06 April 2009

What is so Hard About Parallel Programming? Lots!

Over at JavaLobby, Clay Breshears asks "What is so Hard About Parallel Programming?".

Hmmm. Interesting. I've spent quite a bit of time thinking about this question too. I happened to write my masters thesis on the subject of parallel computation.

I think that Mr. Breshears is obviously a very smart individual, but I disagree with his assertion that:
[...] learning parallel programming is no harder than learning a second programming language.
Let me be clear: I am not violently disagreeing with Mr. Breshears, but let me put it this way: I would suggest that for a reasonably intelligent computer science student, learning a second programming language, on a scale of 1-10, is around a "3" (in terms of difficulty). Now, for this same student to learn parallel programming, I would estimate that, on a scale of 1-10, the amount of difficulty would be a "7".

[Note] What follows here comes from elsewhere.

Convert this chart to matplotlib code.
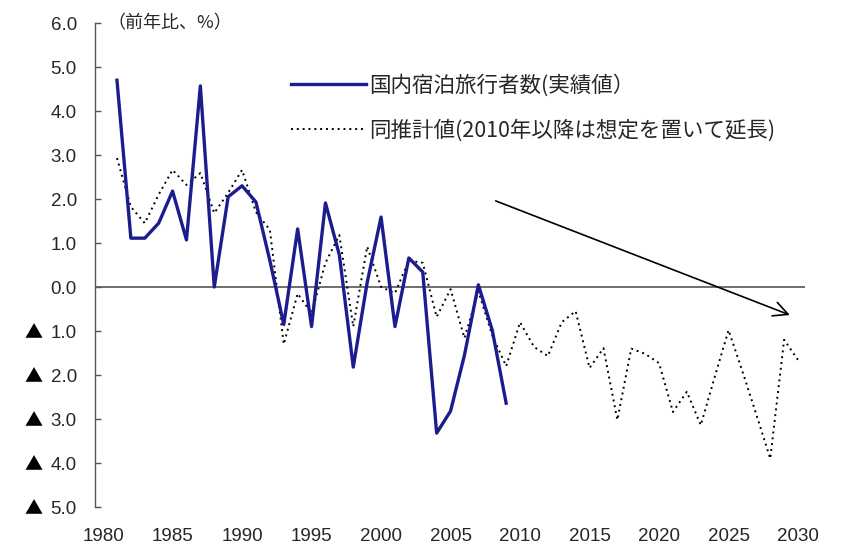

So, I disagree with Mr. Breshears.

What is my rationale for my disagreement? In my experience, it is often hard to write a serial program to solve a particular problem. I mean, this should be uncontroversial. However, I think that moving from a serial program that solves a given problem to a correct parallel program that solves the same problem requires a paradigm shift. The central part of this transformation does not involve more rote learning of some new programming language's syntax and APIs -- this process requires a completely different way of thinking. It is one thing to hazily understand that an execution unit on a given machine is going to be executing a given routine; it is another thing entirely to be able to grok that multiple execution units on a given machine might be executing the same routine all at the same time.

There is one other thing that this transformation requires as well: a fantastic attention to detail. Coming up with a correct/efficient parallel program that solves a problem means that the programmer has to completely understand the problem at hand (especially the data dependencies). The programmer also has to know the semantics of the parallel programming system that they are using like the back of their hand. This last bit cannot be stressed enough: the number of details involved here can be mind-boggling.

How difficult can it be to come up with a parallel implementation of a serial program? Well, let me answer this question somewhat indirectly. One of the most seductively popular ways to write a parallel program is to use threads and synchronization mechanisms. In fact, threads and synchronization mechanisms aren't just used for parallel programming -- they're also used quite a bit in concurrent systems programming. This is where I spend quite a bit of my time as a software engineer, actually. Over the years, I have seen quite a few problems in real products that have as their root-cause something to do with threads and synchronization primitives. These problems have all been inadvertently created by engineers with at least a few years of industry experience (sometimes much more...). If engineers with this level of experience can get confused and make mistakes in such an environment, what chance does the average college sophomore (as Mr. Breshears suggests) have to use similar technology and create parallel programs? I would humbly suggest that the answer to this question is "not much".

1 comment:

Brian St. Pierre said...

I violently agree, for many of the same reasons. I have also fixed a lot of multi-threading related bugs. I've caused some of these even when I *thought* I had a very good understanding of all of the pieces that were in motion -- and that was just on a single execution unit.

Throw a second cpu into the mix, memory races, and components where the requirements, implementation and interface is fluid and it really is a hard problem.

But the original poster is probably right too: on a sophomore-level project of maybe 1KLOC with a small scope and well defined artificial requirements, parallel programming is easy!